Miniature Australian Shepherd is a smaller version of the standard Australian Shepherd. Through the standard-sized dog breed, the smaller one shares the same history and development. However, in the 1960s and ’70s, several people began breeding smaller Australian Shepherds that stood 14 to 18 inches tall instead of the 18 to 23 inches of the original Australian Shepherds breed. At one time there was a movement to call these dogs North American Shepherds.
The Miniature Australian Shepherd is an Australian Shepherd in miniature; he is still an intelligent, hard-working, herding dog and is neither a toy nor a lap dog. The eyes are almond-shaped and brown, blue, amber, or marbled. The ears are folded. The body is slightly longer than tall, and the chest is deep. The tail is no longer than 3 inches and is a natural bobtail or docked. The coat is double, with an undercoat that varies according to climate and a medium outer coat. There is feathering on the backs of the legs, the belly, and the neck. Colors include black, red, blue merle, and red merle, with or without white and rust markings. The coat requires twice weekly brushing, more when the dog is shedding.

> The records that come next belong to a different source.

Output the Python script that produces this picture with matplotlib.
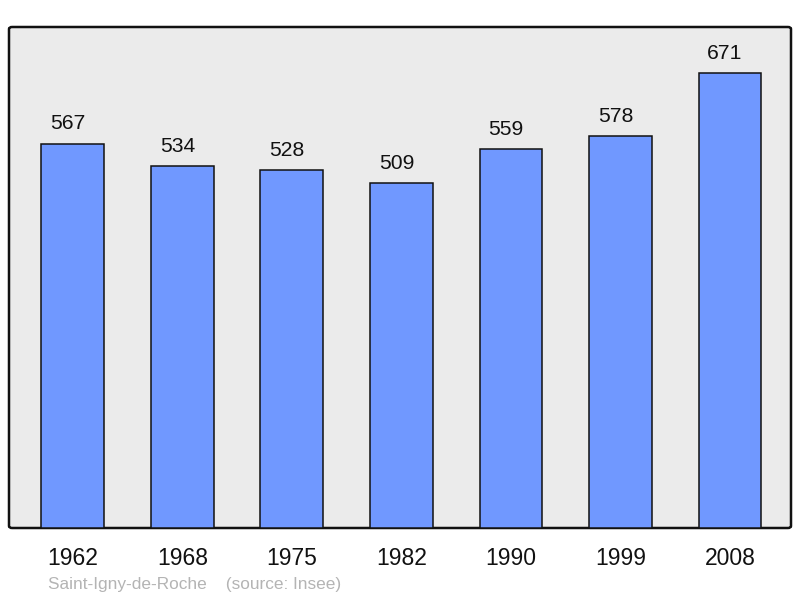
import matplotlib
matplotlib.use("Agg")
import matplotlib.pyplot as plt
from matplotlib.patches import FancyBboxPatch

years = ["1962", "1968", "1975", "1982", "1990", "1999", "2008"]
population = [567, 534, 528, 509, 559, 578, 671]
footer = "Saint-Igny-de-Roche    (source: Insee)"

plt.rcParams["font.family"] = ["Liberation Sans", "DejaVu Sans"]

fig = plt.figure(figsize=(8, 5.98), dpi=100)
ax = fig.add_axes([9 / 800, 1 - 528 / 598, 782 / 800, 501 / 598])
ax.set_facecolor("none")

# rounded background frame
frame = FancyBboxPatch((0, 0), 1, 1, boxstyle="round,pad=0,rounding_size=0.004",
                       transform=ax.transAxes, facecolor="#ebebeb",
                       edgecolor="#111111", linewidth=1.8, zorder=0, clip_on=False)
ax.add_patch(frame)

x = list(range(len(years)))
bars = ax.bar(x, population, width=0.575, color="#7098ff", edgecolor="#111111",
              linewidth=1.1, zorder=2)
for xi, v in zip(x, population):
    ax.annotate(str(v), (xi, v), xytext=(-3.6, 7.5), textcoords="offset points",
                ha="center", va="bottom", fontsize=15.2, color="#111111")

ax.set_xlim(-0.584, 6.557)
ax.set_ylim(0, 739)
for s in ax.spines.values():
    s.set_visible(False)
ax.set_yticks([])
ax.set_xticks(x)
ax.set_xticklabels(years, fontsize=16.5, color="#111111")
ax.tick_params(axis="x", length=0, pad=14)

fig.text(48 / 800, 1 - 584 / 598, footer, fontsize=12.4, color="#b4b4b4",
         ha="left", va="center")

fig.savefig("out.png", dpi=100)
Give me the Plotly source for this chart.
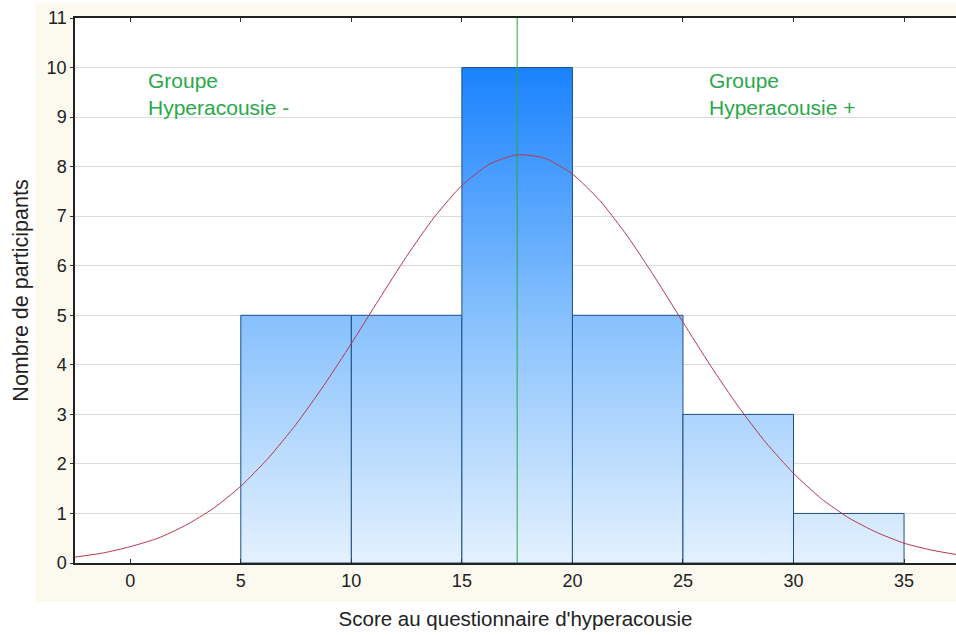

Miniature Australian Shepherd is an active dog breed and needs daily exercise. Although walks are great socialization, they are nowhere near enough exercise. This breed needs to run and play hard. This is a bright, intelligent breed, and training can help channel those traits. Early and continued socialization is important, as Mini Aussies are naturally reserved and wary with strangers.
Miniature Australian Shepherd dogs enjoy a variety of canine sports, including agility, flyball, herding, tracking, and search and rescue. The Miniature Australian Shepherd needs an involved owner who wants to do things with the dog. A Miniature Australian Shepherd home alone for too many hours will get into trouble. Although good with children, Miniature Australian Shepherds do often try to herd them and may nip legs. They are good with smaller pets, although the family cat may not wish to be herded. Health concerns include eye defects and hip dysplasia.